▶ **Entries shown**:
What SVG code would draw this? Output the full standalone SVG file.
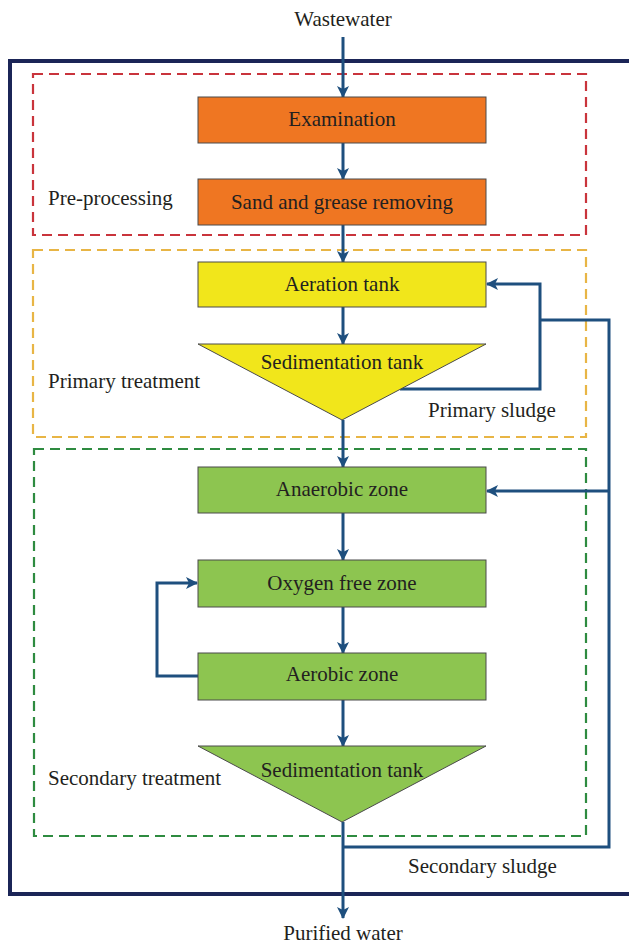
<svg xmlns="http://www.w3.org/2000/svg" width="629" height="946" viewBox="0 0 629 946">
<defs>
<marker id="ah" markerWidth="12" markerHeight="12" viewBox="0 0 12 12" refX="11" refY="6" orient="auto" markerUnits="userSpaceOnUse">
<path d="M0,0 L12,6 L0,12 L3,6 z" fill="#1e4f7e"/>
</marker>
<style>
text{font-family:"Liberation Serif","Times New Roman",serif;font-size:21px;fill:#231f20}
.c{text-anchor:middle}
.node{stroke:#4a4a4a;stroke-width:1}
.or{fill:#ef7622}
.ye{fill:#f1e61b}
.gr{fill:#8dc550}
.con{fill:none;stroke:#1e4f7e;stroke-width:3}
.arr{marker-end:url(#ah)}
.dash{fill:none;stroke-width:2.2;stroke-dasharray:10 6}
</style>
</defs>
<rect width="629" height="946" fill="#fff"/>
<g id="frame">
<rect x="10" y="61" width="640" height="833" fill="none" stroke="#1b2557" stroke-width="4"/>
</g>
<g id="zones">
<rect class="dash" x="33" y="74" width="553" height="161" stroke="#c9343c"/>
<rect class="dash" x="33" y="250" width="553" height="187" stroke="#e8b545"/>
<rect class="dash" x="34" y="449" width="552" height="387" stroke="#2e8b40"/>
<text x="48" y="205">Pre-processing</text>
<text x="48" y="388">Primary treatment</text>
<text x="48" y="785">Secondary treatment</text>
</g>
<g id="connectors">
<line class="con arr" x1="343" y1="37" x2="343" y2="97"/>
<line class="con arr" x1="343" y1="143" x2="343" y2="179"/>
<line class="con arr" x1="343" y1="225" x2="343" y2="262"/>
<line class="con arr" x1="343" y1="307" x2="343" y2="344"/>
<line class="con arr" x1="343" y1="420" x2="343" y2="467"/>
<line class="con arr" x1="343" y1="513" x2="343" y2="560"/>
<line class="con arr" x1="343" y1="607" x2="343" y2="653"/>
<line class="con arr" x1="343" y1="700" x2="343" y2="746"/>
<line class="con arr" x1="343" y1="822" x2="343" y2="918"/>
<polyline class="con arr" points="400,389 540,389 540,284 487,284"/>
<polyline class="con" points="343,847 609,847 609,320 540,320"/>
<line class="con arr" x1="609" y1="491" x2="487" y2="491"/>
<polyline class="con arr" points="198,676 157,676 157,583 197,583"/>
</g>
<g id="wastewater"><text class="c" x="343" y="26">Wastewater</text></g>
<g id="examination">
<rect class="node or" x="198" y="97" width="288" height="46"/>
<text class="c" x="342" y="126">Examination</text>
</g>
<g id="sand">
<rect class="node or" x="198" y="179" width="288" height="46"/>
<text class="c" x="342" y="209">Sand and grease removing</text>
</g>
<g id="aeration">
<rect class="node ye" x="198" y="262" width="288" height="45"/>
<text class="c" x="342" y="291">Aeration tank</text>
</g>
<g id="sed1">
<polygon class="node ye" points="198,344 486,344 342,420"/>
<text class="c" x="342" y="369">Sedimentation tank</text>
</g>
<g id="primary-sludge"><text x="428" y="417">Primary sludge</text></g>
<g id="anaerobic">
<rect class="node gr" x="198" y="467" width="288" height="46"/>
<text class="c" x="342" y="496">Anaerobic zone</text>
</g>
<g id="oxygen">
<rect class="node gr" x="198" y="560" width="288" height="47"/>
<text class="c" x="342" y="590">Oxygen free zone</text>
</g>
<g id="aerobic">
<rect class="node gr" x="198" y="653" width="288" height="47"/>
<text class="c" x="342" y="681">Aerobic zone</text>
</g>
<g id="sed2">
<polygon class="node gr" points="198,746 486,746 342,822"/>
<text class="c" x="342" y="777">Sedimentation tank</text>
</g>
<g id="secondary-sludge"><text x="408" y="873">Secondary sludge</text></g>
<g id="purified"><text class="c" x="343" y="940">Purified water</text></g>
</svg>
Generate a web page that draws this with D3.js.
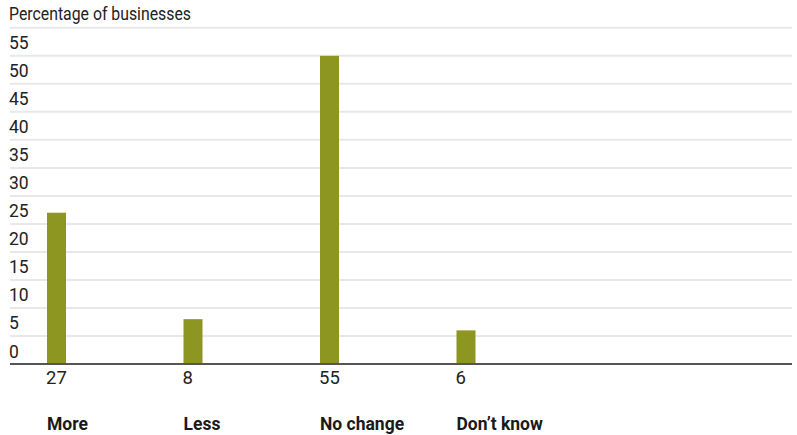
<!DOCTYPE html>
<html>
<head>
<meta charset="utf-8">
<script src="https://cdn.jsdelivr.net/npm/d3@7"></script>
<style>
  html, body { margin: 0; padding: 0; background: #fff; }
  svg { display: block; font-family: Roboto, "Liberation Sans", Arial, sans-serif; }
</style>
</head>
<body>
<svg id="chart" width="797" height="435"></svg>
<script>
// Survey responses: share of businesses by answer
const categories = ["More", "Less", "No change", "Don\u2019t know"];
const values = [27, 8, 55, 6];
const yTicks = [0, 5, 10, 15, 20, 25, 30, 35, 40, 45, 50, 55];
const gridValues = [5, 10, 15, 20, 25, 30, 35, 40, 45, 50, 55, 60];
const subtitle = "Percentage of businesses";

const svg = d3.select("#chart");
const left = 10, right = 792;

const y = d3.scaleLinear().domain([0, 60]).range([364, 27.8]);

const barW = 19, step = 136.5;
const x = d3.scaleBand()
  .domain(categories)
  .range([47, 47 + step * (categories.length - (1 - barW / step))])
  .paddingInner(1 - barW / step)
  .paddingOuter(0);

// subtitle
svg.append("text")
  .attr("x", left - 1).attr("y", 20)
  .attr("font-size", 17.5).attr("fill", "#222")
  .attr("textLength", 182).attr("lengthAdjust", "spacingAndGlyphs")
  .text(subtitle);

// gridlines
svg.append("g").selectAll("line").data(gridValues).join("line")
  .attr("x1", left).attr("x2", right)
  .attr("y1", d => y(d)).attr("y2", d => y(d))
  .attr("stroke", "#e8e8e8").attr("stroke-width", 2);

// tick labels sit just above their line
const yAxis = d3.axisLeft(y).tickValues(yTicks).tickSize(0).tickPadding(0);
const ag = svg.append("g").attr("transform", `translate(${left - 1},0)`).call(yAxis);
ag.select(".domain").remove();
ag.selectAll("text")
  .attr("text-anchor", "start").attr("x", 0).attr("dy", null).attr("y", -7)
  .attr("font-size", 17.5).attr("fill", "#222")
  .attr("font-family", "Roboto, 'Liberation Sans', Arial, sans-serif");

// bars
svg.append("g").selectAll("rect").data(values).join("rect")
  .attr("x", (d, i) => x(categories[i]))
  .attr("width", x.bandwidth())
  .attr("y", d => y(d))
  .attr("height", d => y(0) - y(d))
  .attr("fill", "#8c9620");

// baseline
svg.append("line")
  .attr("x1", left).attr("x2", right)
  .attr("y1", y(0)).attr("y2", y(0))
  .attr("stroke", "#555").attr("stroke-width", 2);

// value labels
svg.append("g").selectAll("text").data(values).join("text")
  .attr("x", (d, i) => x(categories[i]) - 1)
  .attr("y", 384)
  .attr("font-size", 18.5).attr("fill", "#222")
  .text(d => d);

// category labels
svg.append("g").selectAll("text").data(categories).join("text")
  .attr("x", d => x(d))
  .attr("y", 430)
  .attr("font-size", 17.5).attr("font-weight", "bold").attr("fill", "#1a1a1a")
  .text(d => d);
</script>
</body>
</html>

▶ **Short exercise**:
Copy every record above exactly, leaving out the pictures.

▶ **Complete answer**:
What SVG code would draw this? Output the full standalone SVG file.
<svg xmlns="http://www.w3.org/2000/svg" width="629" height="946" viewBox="0 0 629 946">
<defs>
<marker id="ah" markerWidth="12" markerHeight="12" viewBox="0 0 12 12" refX="11" refY="6" orient="auto" markerUnits="userSpaceOnUse">
<path d="M0,0 L12,6 L0,12 L3,6 z" fill="#1e4f7e"/>
</marker>
<style>
text{font-family:"Liberation Serif","Times New Roman",serif;font-size:21px;fill:#231f20}
.c{text-anchor:middle}
.node{stroke:#4a4a4a;stroke-width:1}
.or{fill:#ef7622}
.ye{fill:#f1e61b}
.gr{fill:#8dc550}
.con{fill:none;stroke:#1e4f7e;stroke-width:3}
.arr{marker-end:url(#ah)}
.dash{fill:none;stroke-width:2.2;stroke-dasharray:10 6}
</style>
</defs>
<rect width="629" height="946" fill="#fff"/>
<g id="frame">
<rect x="10" y="61" width="640" height="833" fill="none" stroke="#1b2557" stroke-width="4"/>
</g>
<g id="zones">
<rect class="dash" x="33" y="74" width="553" height="161" stroke="#c9343c"/>
<rect class="dash" x="33" y="250" width="553" height="187" stroke="#e8b545"/>
<rect class="dash" x="34" y="449" width="552" height="387" stroke="#2e8b40"/>
<text x="48" y="205">Pre-processing</text>
<text x="48" y="388">Primary treatment</text>
<text x="48" y="785">Secondary treatment</text>
</g>
<g id="connectors">
<line class="con arr" x1="343" y1="37" x2="343" y2="97"/>
<line class="con arr" x1="343" y1="143" x2="343" y2="179"/>
<line class="con arr" x1="343" y1="225" x2="343" y2="262"/>
<line class="con arr" x1="343" y1="307" x2="343" y2="344"/>
<line class="con arr" x1="343" y1="420" x2="343" y2="467"/>
<line class="con arr" x1="343" y1="513" x2="343" y2="560"/>
<line class="con arr" x1="343" y1="607" x2="343" y2="653"/>
<line class="con arr" x1="343" y1="700" x2="343" y2="746"/>
<line class="con arr" x1="343" y1="822" x2="343" y2="918"/>
<polyline class="con arr" points="400,389 540,389 540,284 487,284"/>
<polyline class="con" points="343,847 609,847 609,320 540,320"/>
<line class="con arr" x1="609" y1="491" x2="487" y2="491"/>
<polyline class="con arr" points="198,676 157,676 157,583 197,583"/>
</g>
<g id="wastewater"><text class="c" x="343" y="26">Wastewater</text></g>
<g id="examination">
<rect class="node or" x="198" y="97" width="288" height="46"/>
<text class="c" x="342" y="126">Examination</text>
</g>
<g id="sand">
<rect class="node or" x="198" y="179" width="288" height="46"/>
<text class="c" x="342" y="209">Sand and grease removing</text>
</g>
<g id="aeration">
<rect class="node ye" x="198" y="262" width="288" height="45"/>
<text class="c" x="342" y="291">Aeration tank</text>
</g>
<g id="sed1">
<polygon class="node ye" points="198,344 486,344 342,420"/>
<text class="c" x="342" y="369">Sedimentation tank</text>
</g>
<g id="primary-sludge"><text x="428" y="417">Primary sludge</text></g>
<g id="anaerobic">
<rect class="node gr" x="198" y="467" width="288" height="46"/>
<text class="c" x="342" y="496">Anaerobic zone</text>
</g>
<g id="oxygen">
<rect class="node gr" x="198" y="560" width="288" height="47"/>
<text class="c" x="342" y="590">Oxygen free zone</text>
</g>
<g id="aerobic">
<rect class="node gr" x="198" y="653" width="288" height="47"/>
<text class="c" x="342" y="681">Aerobic zone</text>
</g>
<g id="sed2">
<polygon class="node gr" points="198,746 486,746 342,822"/>
<text class="c" x="342" y="777">Sedimentation tank</text>
</g>
<g id="secondary-sludge"><text x="408" y="873">Secondary sludge</text></g>
<g id="purified"><text class="c" x="343" y="940">Purified water</text></g>
</svg>
Generate a web page that draws this with D3.js.
<!DOCTYPE html>
<html>
<head>
<meta charset="utf-8">
<script src="https://cdn.jsdelivr.net/npm/d3@7"></script>
<style>
  html, body { margin: 0; padding: 0; background: #fff; }
  svg { display: block; font-family: Roboto, "Liberation Sans", Arial, sans-serif; }
</style>
</head>
<body>
<svg id="chart" width="797" height="435"></svg>
<script>
// Survey responses: share of businesses by answer
const categories = ["More", "Less", "No change", "Don\u2019t know"];
const values = [27, 8, 55, 6];
const yTicks = [0, 5, 10, 15, 20, 25, 30, 35, 40, 45, 50, 55];
const gridValues = [5, 10, 15, 20, 25, 30, 35, 40, 45, 50, 55, 60];
const subtitle = "Percentage of businesses";

const svg = d3.select("#chart");
const left = 10, right = 792;

const y = d3.scaleLinear().domain([0, 60]).range([364, 27.8]);

const barW = 19, step = 136.5;
const x = d3.scaleBand()
  .domain(categories)
  .range([47, 47 + step * (categories.length - (1 - barW / step))])
  .paddingInner(1 - barW / step)
  .paddingOuter(0);

// subtitle
svg.append("text")
  .attr("x", left - 1).attr("y", 20)
  .attr("font-size", 17.5).attr("fill", "#222")
  .attr("textLength", 182).attr("lengthAdjust", "spacingAndGlyphs")
  .text(subtitle);

// gridlines
svg.append("g").selectAll("line").data(gridValues).join("line")
  .attr("x1", left).attr("x2", right)
  .attr("y1", d => y(d)).attr("y2", d => y(d))
  .attr("stroke", "#e8e8e8").attr("stroke-width", 2);

// tick labels sit just above their line
const yAxis = d3.axisLeft(y).tickValues(yTicks).tickSize(0).tickPadding(0);
const ag = svg.append("g").attr("transform", `translate(${left - 1},0)`).call(yAxis);
ag.select(".domain").remove();
ag.selectAll("text")
  .attr("text-anchor", "start").attr("x", 0).attr("dy", null).attr("y", -7)
  .attr("font-size", 17.5).attr("fill", "#222")
  .attr("font-family", "Roboto, 'Liberation Sans', Arial, sans-serif");

// bars
svg.append("g").selectAll("rect").data(values).join("rect")
  .attr("x", (d, i) => x(categories[i]))
  .attr("width", x.bandwidth())
  .attr("y", d => y(d))
  .attr("height", d => y(0) - y(d))
  .attr("fill", "#8c9620");

// baseline
svg.append("line")
  .attr("x1", left).attr("x2", right)
  .attr("y1", y(0)).attr("y2", y(0))
  .attr("stroke", "#555").attr("stroke-width", 2);

// value labels
svg.append("g").selectAll("text").data(values).join("text")
  .attr("x", (d, i) => x(categories[i]) - 1)
  .attr("y", 384)
  .attr("font-size", 18.5).attr("fill", "#222")
  .text(d => d);

// category labels
svg.append("g").selectAll("text").data(categories).join("text")
  .attr("x", d => x(d))
  .attr("y", 430)
  .attr("font-size", 17.5).attr("font-weight", "bold").attr("fill", "#1a1a1a")
  .text(d => d);
</script>
</body>
</html>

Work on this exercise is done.